Falls eine Serienfertigung der IAA-Studie, die in Branchenkreisen schon als designierter Nachfolger des Daihatsu-Roadsters Copen gilt, beschlossen wird, dürfte das Polycarbonat-Dach allerdings so nicht in Serie gehen, sagt Piotraschke. Dafür wäre das Material zu teuer. Nicht zuletzt deshalb hat auch der aktuelle Copen ein Alu-Klappdach.
Auf ein weiteres Hightech-Material griff Citroën beim Dach für die IAA-Studie C5 Airscape zurück. Es besteht laut Firmensprecher Thomas Albrecht in Köln aus einem Carbon-Faserverbund.
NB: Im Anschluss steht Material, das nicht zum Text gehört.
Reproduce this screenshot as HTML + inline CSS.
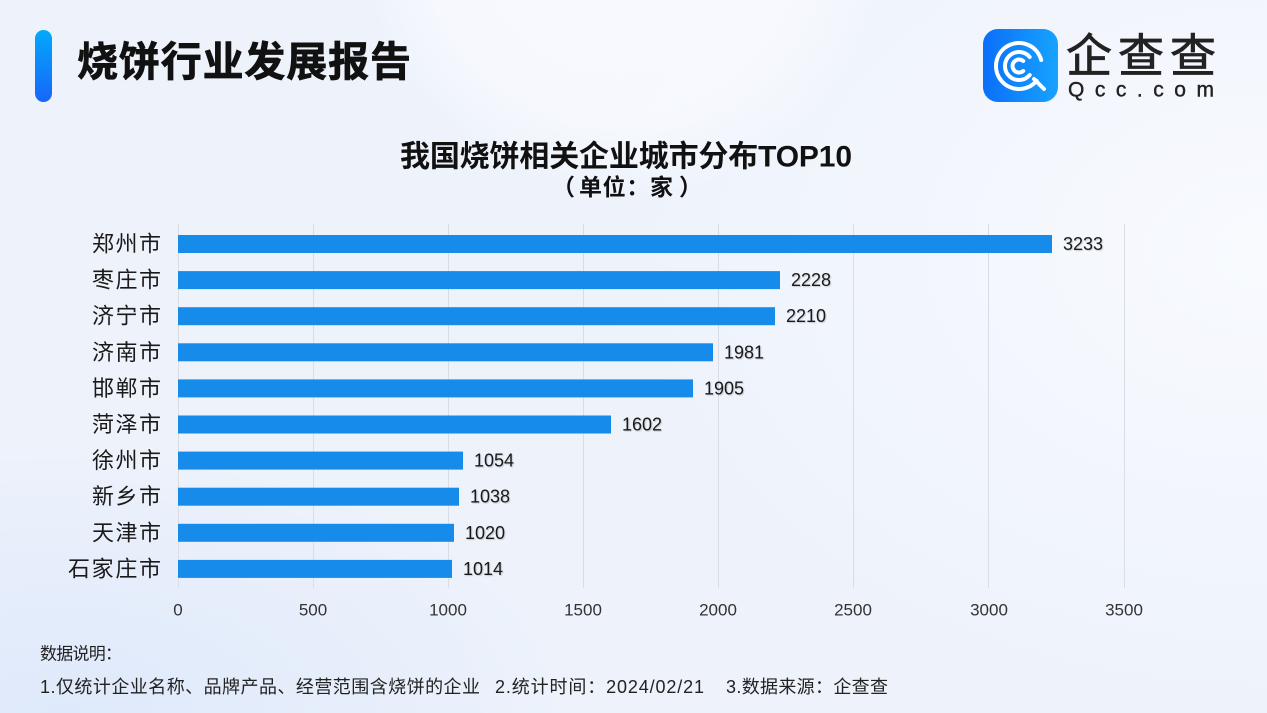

Die festen Klapp-Segmente sind jedoch mit Stoff überzogen - «damit das Ganze einen homogenen Eindruck macht und eine Cabrio-Optik hat». Durch den metallisch-glänzenden Textilbezug ließen sich die Fugen zwischen den einzelnen festen Dachsegmenten von außen nicht mehr erkennen. Sie empfinden viele Cabriofans bei offenen Fahrzeugen mit Metall-Top als störend.
Zusätzlich zum Stoffbezug besitzt das RHT des C5 Airscape eine im vorderen Dachbereich eingelassene Glasfläche. Sie soll ein lichtdurchflutetes Interieur bewirken, lässt sich aber anders als bei der Karmann-Studie nicht öffnen. Sollte sich Citroën zur Serienfertigung der Studie entschließen - was laut Albrecht zurzeit geprüft wird -, dürften aus Kostengründen statt des Carbonmaterials aber herkömmliche Blechteile zum Einsatz kommen. Hässliche Querfugen im Dach muss das nicht bedeuten: Auch herkömmliche Bleche lassen sich laut Albrecht mit Stoff überziehen, um einer schöneren Cabrio-Ästhetik gerecht zu werden.
Nach Einschätzung des Branchenexperten Nick Margetts vom Marktforschungsunternehmen Jato Dynamics in Limburg könnten solche Dachlösungen eine Zukunft haben. «Die Cabriowelt ist eine emotionale Geschichte. Cabrios sollen schön sein - dieser Eindruck kommt bei einem Stahlklappdach nicht unbedingt auf.» Es sei deshalb ein vielversprechender Ansatz der Hersteller, die funktionalen Vorteile der RHTs emotionaler zu verpacken.